On 28 June 2016, Eduardo de la Torre announced the arrival of Enzo along with Chilean teammate Francisco Silva. After, the municipal council of Ovalle declared him an Hijo Ilustre ('Honoured son') of the community.

Roco joined Turkish side Beşiktaş on a four-season contract on 27 July 2018. The contract between Beşiktaş and Roco was mutually terminated grounded upon conclusion that Roco to be paid his pending receivables worthing €700,000, on 6 September 2020. On 7 September 2020, another Süper Lig contestant Fatih Karagümrük S.K. announced that Roco joined their team.

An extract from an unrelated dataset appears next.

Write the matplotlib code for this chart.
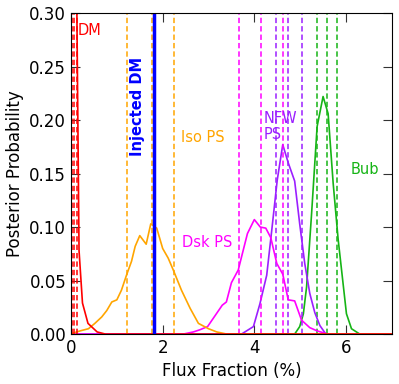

On 9 July 2021, it was announced that Roco would rejoin Elche on a two-year deal, coming back after six years to play for former manager Fran Escribá.

International career
After appearing with the under-17 squad in 2009, Roco made his debut with the main squad on 15 February 2012, starting and playing the full 90 minutes of a 2–0 loss against Paraguay. He scored his first international goal on 22 March, netting his side's second of a 3–1 home win against Peru.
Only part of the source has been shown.